Feb 202023

After reading yesterday’s blog, several readers e-mailed me to ask about the fate of the injured coyote I wrote about. I don’t know because when I went out back to look yesterday, I could not find it. I hope it has succumbed to its injuries and is not lying out there in the woods suffering.

Two different readers said something to the effect of they couldn’t believe I wanted to kill the poor animal. Let me make something clear, I did not want to kill it, I wanted to put it out of its misery. Letting it starve to death in agony would have been the cruel thing to do.

I also had a blog comment from someone telling me that it must have been a neighbor’s dog because coyotes do not live east of the Mississippi River. I sent him a message telling him that a quick Google search would show him that there are coyotes in every state. They have even been spotted in New York City. We saw them where we lived in Florida, and my son has seen and heard them at his place, 15 minutes from here. The man quickly wrote back to tell me I was wrong, so I did not bother to reply to him again. There’s no use trying to confuse somebody with facts when their mind is already made up.

Terry spent most of yesterday doing the same thing she’s been doing for a while now, emptying boxes and putting things away. I wonder if she is beginning to think she might never be done with the project.

Between getting sick right after we got here, making the last trip back to Florida, and all the bad weather we have had, I had not had a chance to get familiar with my Kubota BX2680 tractor that was delivered almost a month ago. So yesterday I decided to spend some time playing with it. Though I’ve read the owner’s manual and watched a lot of YouTube videos, there’s nothing like hands-on experience with a new piece of equipment.

Since the road out to our barn is nice and dry now, I used the back blade on the tractor to smooth out some of the ruts out there as well as the ruts from where I got stuck the day we were getting ready to leave for our last trip to Florida. With that done, I drove up the driveway toward the house to try to smooth out some of the ruts that were made there from the equipment that delivered the tiles for the new roof. That area is still very wet, and it didn’t take long for me to realize that all I was doing was making more of a mess. I will have to come back to that when things dry out more.

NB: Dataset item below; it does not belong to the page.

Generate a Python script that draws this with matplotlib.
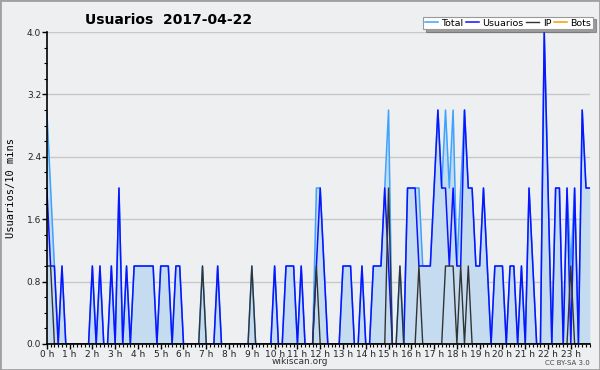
# Usuarios per 10 minutes, 2017-04-22 (wikiscan style chart)
import numpy as np
import matplotlib
matplotlib.use('Agg')
import matplotlib.pyplot as plt
from matplotlib.patches import Rectangle
from matplotlib.ticker import MultipleLocator

# Data: one value per 10 minutes (144 slots)
usuarios = [2, 1, 1, 0, 1, 0, 0, 0, 0, 0, 0, 0,
            1, 0, 1, 0, 0, 1, 0, 2, 0, 1, 0, 1,
            1, 1, 1, 1, 1, 0, 1, 1, 1, 0, 1, 1,
            0, 0, 0, 0, 0, 0, 0, 0, 0, 1, 0, 0,
            0, 0, 0, 0, 0, 0, 0, 0, 0, 0, 0, 0,
            1, 0, 0, 1, 1, 1, 0, 1, 0, 0, 0, 1,
            2, 1, 0, 0, 0, 0, 1, 1, 1, 0, 0, 1,
            0, 0, 1, 1, 1, 2, 1, 0, 0, 0, 0, 2,
            2, 2, 1, 1, 1, 1, 2, 3, 2, 2, 1, 2,
            1, 1, 3, 2, 2, 1, 1, 2, 1, 0, 1, 1,
            1, 0, 1, 1, 0, 1, 0, 2, 1, 0, 0, 4,
            2, 0, 2, 2, 0, 2, 0, 2, 0, 3, 2, 2]

ip = [0] * 144
for k, v in {0: 1, 1: 1, 41: 1, 54: 1, 71: 1, 90: 2, 93: 1, 98: 1,
             105: 1, 106: 1, 107: 1, 109: 1, 111: 1, 138: 1}.items():
    ip[k] = v

bots = [0] * 144

total = [u + p + b for u, p, b in zip(usuarios, ip, bots)]
total[111] = 2

hour_labels = ['%d h' % h for h in range(24)]

# Figure setup
fig = plt.figure(figsize=(6.0, 3.7), dpi=100, facecolor='#eeeff1')
ax = fig.add_axes([0.078, 0.0703, 0.905, 0.843])
ax.set_facecolor('#eeeff1')

x = np.arange(144) / 6.0

ax.fill_between(x, total, 0, color='#c5dcf0', zorder=1, linewidth=0)
ax.plot(x, bots, color='#ff9900', linewidth=1.1, zorder=2, label='Bots')
ax.plot(x, total, color='#3ea2ff', linewidth=1.1, zorder=3, label='Total')
ax.plot(x, usuarios, color='#0a14ff', linewidth=1.1, zorder=4, label='Usuarios')
ax.plot(x, ip, color='#333333', linewidth=1.0, zorder=5, label='IP')

ax.set_xlim(0, 143 / 6.0)
ax.set_ylim(0, 4.0)

# Axes and ticks
for s in ['top', 'right']:
    ax.spines[s].set_visible(False)
for s in ['left', 'bottom']:
    ax.spines[s].set_linewidth(1.2)
    ax.spines[s].set_zorder(6)

ax.set_yticks(np.arange(0, 4.01, 0.8))
ax.set_yticklabels(['%.1f' % v for v in np.arange(0, 4.01, 0.8)])
ax.yaxis.set_minor_locator(MultipleLocator(0.2))
ax.set_xticks(range(24))
ax.set_xticklabels(hour_labels)
ax.xaxis.set_minor_locator(MultipleLocator(1 / 6.0))
ax.tick_params(axis='both', which='major', labelsize=6.5, length=3.5,
               width=1, pad=0.5, colors='black', labelcolor='#222222')
ax.tick_params(axis='both', which='minor', length=2.5, width=0.8)

ax.yaxis.grid(True, color='#c8c8c8', linewidth=1)
ax.set_axisbelow(True)

ax.set_ylabel('Usuarios/10 mins', family='DejaVu Sans Mono', size=7.5, labelpad=8)

# Title and footer text
fig.text(0.142, 0.945, 'Usuarios  2017-04-22', size=10, weight='bold',
         ha='left', va='center')
fig.text(0.5, 0.022, 'wikiscan.org', size=6.5, ha='center', va='center',
         color='#333333')
fig.text(0.983, 0.02, 'CC BY-SA 3.0', size=5, ha='right', va='center',
         color='#444444')

# Legend
handles, labels = ax.get_legend_handles_labels()
order = ['Total', 'Usuarios', 'IP', 'Bots']
hmap = dict(zip(labels, handles))
leg = fig.legend([hmap[k] for k in order], order, ncol=4,
                 loc='upper right', bbox_to_anchor=(0.988, 0.955),
                 fontsize=6.8, frameon=True, fancybox=False, shadow=True,
                 handlelength=1.4, handletextpad=0.35, columnspacing=0.25,
                 borderpad=0.2, borderaxespad=0)
leg.get_frame().set_edgecolor('#999999')
leg.get_frame().set_linewidth(0.8)

# Outer border
fig.patches.append(Rectangle((0, 0), 1, 1, transform=fig.transFigure,
                             fill=False, edgecolor='#a0a0a0', linewidth=2))

plt.savefig('out.png', dpi=100, facecolor=fig.get_facecolor())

It’s obvious to me that though I understand what the different controls on the tractor do, it is going be a long time before I can get even close to competent with them. It’s kind of like learning to drive a car with a standard transmission. You’re going to have a lot of hopping starts and stall the engine out many times before you learn how to smoothly operate the gear shift and clutch.

A little after 3:00 we drove into Tuscaloosa to have dinner with our friends George and Valerie Mayleben, owners of the RV Driving School, which was founded by another friend, Dick Reed, before Terry and I even became fulltime RVers back in 1999.

George and Valerie were instructors and vendors at many of the RV shows and rallies we attended, including our own Gypsy journal rallies, and were regular advertisers in the Gypsy Journal when we were publishing it. But back in those days we were always so busy that we never had time to sit and visit for very long. So it was nice to get to spend some relaxing time with them, enjoying talking about RVing, our mutual friends from the road, our families, and life in general. Thanks for making time for us while you were passing through the area, George and Valerie. Safe travels until we meet again!

We have a busy week ahead of us. The roofers are supposed to be here this morning to start replacing the roof on the house and garage, I am supposed to have a side-by-side UTV delivered, as well as 20 tons of gravel for the driveway and some of the low areas that keep flooding out. And somewhere along the line, I need to get some more writing done. As for Terry, she’ll still be unpacking boxes. I think she’s just doing that so she doesn’t have to stop and make me any cookies. 😊

And finally, here’s a chuckle to start your day from the collection of funny signs we see in our travels and that our readers share with us.

Thought For The Day – One day you will thank yourself for never giving up.

Nick Russell

World-Famous, New York Times Best Selling Author, and All-Around Nice Guy!

  3 Responses to “Coyotes, Tractors, And Friends”

  1. I live on Pensacola Bay and near an old railroad right of way – i have seen coyotes here with a theory that the rail lines provide a highway for animal traveling. I worked around PENSACOLA INTERNATIONAL AIRPORT and there were coyotes living there too! I’ve seen coyotes running deer in the Conecuh National Forest – https://www.fs.usda.gov/recarea/alabama/recarea/?recid=30107.



    conclusion – he may have just mated- !!! lol

  2. Sorry about the Nutcase!
    I’ve seen a Coyote in our Montgomery AL neighborhood just south of I-85 and the Canadian Goose population has declined- ecological or a coincidence??